One, they had very good teachers in both languages. Two, they inhabited the worlds of both languages. Three, they have gone beyond the false either-or mentality of their parents.
Let me explain.
My best students in English and Filipino were tutored by crème de la crème, many of them teaching in private schools. In Ateneo, we have classes in Remedial English, since renamed Basic English or English 1. These are six units of non-credit subjects. The enrollees are mostly intelligent students from the public schools and the provinces. Lack of books and untrained teachers prevent them from having a level playing field with the other freshmen. A year of catching up is necessary for them to have the skills to have a mano-a-mano with the other students.

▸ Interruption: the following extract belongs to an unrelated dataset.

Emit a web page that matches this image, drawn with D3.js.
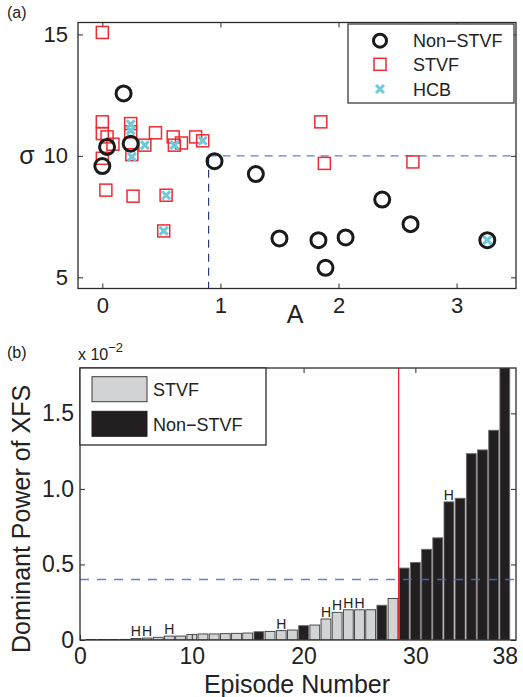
<!DOCTYPE html>
<html>
<head>
<meta charset="utf-8">
<script src="https://cdn.jsdelivr.net/npm/d3@7"></script>
<style>
  html, body { margin: 0; padding: 0; background: #fff; }
  svg { display: block; }
  text { font-family: "Liberation Sans", Arial, Helvetica, sans-serif; fill: #222; }
</style>
</head>
<body>
<svg id="chart" width="523" height="697"></svg>
<script>
// ---------- Panel (a) data ----------
const nonStvfA     = [0.00, 0.04, 0.18, 0.24, 0.95, 1.30, 1.50, 1.83, 1.89, 2.06, 2.37, 2.61, 3.26];
const nonStvfSigma = [9.58, 10.37, 12.57, 10.50, 9.78, 9.25, 6.60, 6.53, 5.39, 6.64, 8.20, 7.19, 6.53];

const stvfA     = [0.00, 0.00, 0.00, 0.04, 0.09, 0.00, 0.03, 0.24, 0.24, 0.25, 0.36, 0.45, 0.60, 0.61, 0.67, 0.79, 0.85, 0.26, 0.54, 0.52, 1.85, 1.88, 2.63];
const stvfSigma = [15.08, 11.40, 10.92, 10.78, 10.48, 9.90, 8.59, 11.33, 10.99, 10.05, 10.44, 10.95, 10.78, 10.44, 10.53, 10.78, 10.62, 8.34, 8.38, 6.91, 11.40, 9.69, 9.75];

const hcbA     = [0.24, 0.24, 0.25, 0.36, 0.61, 0.85, 0.54, 0.52, 3.26];
const hcbSigma = [11.30, 11.05, 9.96, 10.44, 10.44, 10.62, 8.38, 6.91, 6.53];

const aTicks = [0, 1, 2, 3];
const sigmaTicks = [5, 10, 15];
const thresholdA = 0.9;
const thresholdSigma = 10;
const legendA = ["Non\u2212STVF", "STVF", "HCB"];

// ---------- Panel (b) data ----------
const episodes = d3.range(1, 39);
const power = [0.003, 0.003, 0.003, 0.004, 0.010, 0.013, 0.018, 0.026, 0.026, 0.037,
               0.040, 0.040, 0.042, 0.044, 0.046, 0.055, 0.057, 0.062, 0.066, 0.095,
               0.099, 0.139, 0.183, 0.200, 0.200, 0.200, 0.230, 0.275, 0.476, 0.513,
               0.600, 0.676, 0.914, 0.938, 1.233, 1.258, 1.388, 1.800];
const episodeType = ["S","S","S","S","S","S","S","S","S","S",
                     "S","S","S","S","S","N","S","S","S","N",
                     "S","S","S","S","S","S","N","S","N","N",
                     "N","N","N","N","N","N","N","N"];
const hEpisodes = [5, 6, 8, 18, 22, 23, 24, 25, 33];
const episodeTicks = [0, 10, 20, 30, 38];
const powerTicks = [0, 0.5, 1.0, 1.5];
const powerTickLabels = ["0", "0.5", "1.0", "1.5"];
const thresholdPower = 0.4;
const splitEpisode = 28.5;
const legendB = ["STVF", "Non\u2212STVF"];

// ---------- Drawing ----------
const svg = d3.select("#chart");
const frameColor = "#2b2b2b";
const tickLen = 5;

function styleAxis(g, fs) {
  g.select(".domain").remove();
  g.selectAll(".tick line").attr("stroke", frameColor).attr("stroke-width", 1);
  g.selectAll(".tick text").attr("font-size", fs).attr("fill", "#222")
    .style("font-family", '"Liberation Sans", Arial, sans-serif');
}

// ===== Panel (a) =====
const ax = { left: 78, right: 516, top: 22.5, bottom: 288.5 };
const xA = d3.scaleLinear().domain([-0.206, 3.503]).range([ax.left, ax.right]);
const yA = d3.scaleLinear().domain([4.54, 15.49]).range([ax.bottom, ax.top]);

const gA = svg.append("g");
gA.append("rect").attr("x", ax.left).attr("y", ax.top)
  .attr("width", ax.right - ax.left).attr("height", ax.bottom - ax.top)
  .attr("fill", "#fff");

const axBottomA = d3.axisBottom(xA).tickValues(aTicks).tickSize(-tickLen).tickPadding(9).tickFormat(d3.format("d"));
const axTopA = d3.axisTop(xA).tickValues(aTicks).tickSize(-tickLen).tickFormat("");
const axLeftA = d3.axisLeft(yA).tickValues(sigmaTicks).tickSize(-tickLen).tickPadding(10).tickFormat(d3.format("d"));
const axRightA = d3.axisRight(yA).tickValues(sigmaTicks).tickSize(-tickLen).tickFormat("");

gA.append("g").attr("transform", `translate(0,${ax.bottom})`).call(axBottomA).call(g => styleAxis(g, 22));
gA.append("g").attr("transform", `translate(0,${ax.top})`).call(axTopA).call(g => styleAxis(g, 22));
gA.append("g").attr("transform", `translate(${ax.left},0)`).call(axLeftA).call(g => styleAxis(g, 22));
gA.append("g").attr("transform", `translate(${ax.right},0)`).call(axRightA).call(g => styleAxis(g, 22));

// threshold dashed lines
gA.append("line")
  .attr("x1", xA(thresholdA)).attr("x2", xA.range()[1])
  .attr("y1", yA(thresholdSigma)).attr("y2", yA(thresholdSigma))
  .attr("stroke", "#5f7fd0").attr("stroke-width", 1.3).attr("stroke-dasharray", "8,6");
gA.append("line")
  .attr("x1", xA(thresholdA)).attr("x2", xA(thresholdA))
  .attr("y1", yA(thresholdSigma)).attr("y2", ax.bottom)
  .attr("stroke", "#2c3b78").attr("stroke-width", 1.2).attr("stroke-dasharray", "8,6");

// STVF squares
const sq = 12;
gA.append("g").selectAll("rect").data(d3.zip(stvfA, stvfSigma)).join("rect")
  .attr("x", d => xA(d[0]) - sq / 2).attr("y", d => yA(d[1]) - sq / 2)
  .attr("width", sq).attr("height", sq)
  .attr("fill", "none").attr("stroke", "#ee2a33").attr("stroke-width", 1.5);

// Non-STVF circles
gA.append("g").selectAll("circle").data(d3.zip(nonStvfA, nonStvfSigma)).join("circle")
  .attr("cx", d => xA(d[0])).attr("cy", d => yA(d[1])).attr("r", 7.5)
  .attr("fill", "none").attr("stroke", "#1a1a1a").attr("stroke-width", 3);

// HCB crosses
const xs = 4;
const crossPath = (cx, cy) => `M${cx - xs},${cy - xs}L${cx + xs},${cy + xs}M${cx - xs},${cy + xs}L${cx + xs},${cy - xs}`;
gA.append("g").selectAll("path").data(d3.zip(hcbA, hcbSigma)).join("path")
  .attr("d", d => crossPath(xA(d[0]), yA(d[1])))
  .attr("stroke", "#6ccbdb").attr("stroke-width", 3).attr("fill", "none");

// frame
gA.append("rect").attr("x", ax.left).attr("y", ax.top)
  .attr("width", ax.right - ax.left).attr("height", ax.bottom - ax.top)
  .attr("fill", "none").attr("stroke", frameColor).attr("stroke-width", 1.3);

// legend (a)
const lgA = { x: 348, y: 24, w: 166, h: 79 };
gA.append("rect").attr("x", lgA.x).attr("y", lgA.y).attr("width", lgA.w).attr("height", lgA.h)
  .attr("fill", "#fff").attr("stroke", frameColor).attr("stroke-width", 1.2);
const lgRowY = [40.7, 64.3, 89];
const lgMarkX = 380;
gA.append("circle").attr("cx", lgMarkX).attr("cy", lgRowY[0]).attr("r", 6.5)
  .attr("fill", "none").attr("stroke", "#1a1a1a").attr("stroke-width", 3);
gA.append("rect").attr("x", lgMarkX - 6).attr("y", lgRowY[1] - 6).attr("width", 12).attr("height", 12)
  .attr("fill", "none").attr("stroke", "#ee2a33").attr("stroke-width", 1.5);
gA.append("path").attr("d", crossPath(lgMarkX, lgRowY[2]))
  .attr("stroke", "#6ccbdb").attr("stroke-width", 3);
gA.append("g").selectAll("text").data(legendA).join("text")
  .attr("x", 413).attr("y", (d, i) => lgRowY[i] + 6.5)
  .attr("font-size", 18).text(d => d);

// labels (a)
svg.append("text").attr("x", 7).attr("y", 18).attr("font-size", 16).text("(a)");
svg.append("text").attr("x", 27).attr("y", 164).attr("font-size", 25).attr("text-anchor", "middle").text("\u03c3");
svg.append("text").attr("x", 295).attr("y", 323).attr("font-size", 25).attr("text-anchor", "middle").text("A");

// ===== Panel (b) =====
const bx = { left: 80, right: 516, top: 368, bottom: 640 };
const xB = d3.scaleLinear().domain([0, 39]).range([bx.left, bx.right]);
const yB = d3.scaleLinear().domain([0, 1.8]).range([bx.bottom, bx.top]);
const barW = (xB(1) - xB(0)) * 0.88;

const gB = svg.append("g");
const clip = svg.append("defs").append("clipPath").attr("id", "clipB");
clip.append("rect").attr("x", bx.left).attr("y", bx.top).attr("width", bx.right - bx.left).attr("height", bx.bottom - bx.top);

const barData = episodes.map((e, i) => ({ e, v: power[i], t: episodeType[i] }));
gB.append("g").attr("clip-path", "url(#clipB)").selectAll("rect").data(barData).join("rect")
  .attr("x", d => xB(d.e) - barW / 2).attr("width", barW)
  .attr("y", d => yB(d.v)).attr("height", d => yB(0) - yB(d.v))
  .attr("fill", d => d.t === "S" ? "#d2d3d5" : "#231f20")
  .attr("stroke", d => d.t === "S" ? "#3a3a3a" : "#6a6a6a").attr("stroke-width", 0.9);

// H labels
gB.append("g").selectAll("text").data(hEpisodes).join("text")
  .attr("x", e => xB(e)).attr("y", e => yB(power[e - 1]) - 2)
  .attr("text-anchor", "middle").attr("font-size", 14).attr("fill", "#2a2a2a").text("H");

// threshold and split lines
gB.append("line").attr("x1", bx.left).attr("x2", bx.right)
  .attr("y1", yB(thresholdPower)).attr("y2", yB(thresholdPower))
  .attr("stroke", "#4a6bd0").attr("stroke-opacity", 0.85).attr("stroke-width", 1.4).attr("stroke-dasharray", "9,8");
gB.append("line").attr("x1", xB(splitEpisode)).attr("x2", xB(splitEpisode))
  .attr("y1", bx.top).attr("y2", bx.bottom)
  .attr("stroke", "#e8262d").attr("stroke-width", 1.3);

// axes (b)
const axBottomB = d3.axisBottom(xB).tickValues(episodeTicks).tickSize(-tickLen).tickPadding(8).tickFormat(d3.format("d"));
const axTopB = d3.axisTop(xB).tickValues(episodeTicks).tickSize(-tickLen).tickFormat("");
const axLeftB = d3.axisLeft(yB).tickValues(powerTicks).tickSize(-tickLen).tickPadding(6).tickFormat((d, i) => powerTickLabels[i]);
const axRightB = d3.axisRight(yB).tickValues(powerTicks).tickSize(-tickLen).tickFormat("");
gB.append("g").attr("transform", `translate(0,${bx.bottom})`).call(axBottomB).call(g => styleAxis(g, 23));
gB.append("g").attr("transform", `translate(0,${bx.top})`).call(axTopB).call(g => styleAxis(g, 23));
gB.append("g").attr("transform", `translate(${bx.left},0)`).call(axLeftB).call(g => styleAxis(g, 23));
gB.append("g").attr("transform", `translate(${bx.right},0)`).call(axRightB).call(g => styleAxis(g, 23));

gB.append("rect").attr("x", bx.left).attr("y", bx.top)
  .attr("width", bx.right - bx.left).attr("height", bx.bottom - bx.top)
  .attr("fill", "none").attr("stroke", frameColor).attr("stroke-width", 1.3);

// legend (b)
const lgB = { x: 80, y: 368, w: 186, h: 77 };
gB.append("rect").attr("x", lgB.x).attr("y", lgB.y).attr("width", lgB.w).attr("height", lgB.h)
  .attr("fill", "#fff").attr("stroke", frameColor).attr("stroke-width", 1.3);
const lgBRows = [389.2, 423.8];
gB.append("g").selectAll("rect").data(legendB).join("rect")
  .attr("x", 92).attr("y", (d, i) => lgBRows[i] - 12.5).attr("width", 55).attr("height", 25)
  .attr("fill", (d, i) => i === 0 ? "#d2d3d5" : "#231f20")
  .attr("stroke", (d, i) => i === 0 ? "#3a3a3a" : "#231f20").attr("stroke-width", 1);
gB.append("g").selectAll("text").data(legendB).join("text")
  .attr("x", 153).attr("y", (d, i) => lgBRows[i] + 7)
  .attr("font-size", 18).text(d => d);

// labels (b)
svg.append("text").attr("x", 7).attr("y", 358).attr("font-size", 16).text("(b)");
const mult = svg.append("text").attr("x", 78).attr("y", 360).attr("font-size", 16);
mult.append("tspan").text("x 10");
mult.append("tspan").attr("dy", -8).attr("font-size", 13).text("\u22122");
svg.append("text").attr("x", 297).attr("y", 693).attr("font-size", 25).attr("text-anchor", "middle").text("Episode Number");
svg.append("text").attr("transform", `translate(30,${(bx.top + bx.bottom) / 2 + 15}) rotate(-90)`)
  .attr("font-size", 25).attr("text-anchor", "middle").text("Dominant Power of XFS");
</script>
</body>
</html>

Moreover, I introduce them to the worlds of the language they are studying – be it in the formal realm of the textbook or the popular ones of film, graphic novel, or anime. I encourage them to keep a journal as well, which is not a diary where you write what time you woke up and why. A journal, or its postmodern cousin, the Web log or blog, aims to capture impressions or moods on the wing. If at the same time it sharpens the students’ knowledge of English, then that is already hallelujah for the English teacher.
And the third is that today’s students are no longer burdened by the guilt of learning English – and mastering it. I still remember those writing workshops I took in the 1980s, when I was asked why I wrote bourgeois poems in the colonizer’s language. The panelists said I should write about workers and peasants – and that I should write in Filipino. Without batting a false eyelash, I answered that I don’t know much about the lives of workers and peasants, and to write about something I don’t know would be to misrepresent them. To the charge that I write only in English, I showed them my poems in Filipino, because the modern Filipino writer is not only a writer in either English or Filipino, but a writer in both languages, like colorful balls that he juggles with the dexterity of a circus performer.
So it’s no longer a choice between English and Filipino, but rather, English and Filipino, plus the language of one’s grandmother, be it Bikolano, Waray, or Tausug. And in college, another language of one’s choice, be it Bahasa Indonesia, German, or French – the better to view the world from many windows, since to learn a new language is to see the world from another angle of vision. In short, one no longer has to live between two languages, but to live in a mansion of many languages.
As National Artist Rolando S. Tinio puts it: “Only the mastery of a first language enables one to master a second and a third. For one can think and feel only in one’s first language, then encode those thoughts and feelings into a second and a third.”
In short, as a friend and fellow professor said, “The Philippines is a multi-lingual paradise.” The earlier we know that we live in a paradise of many languages, the better we can savor its fruits ripened by the sun.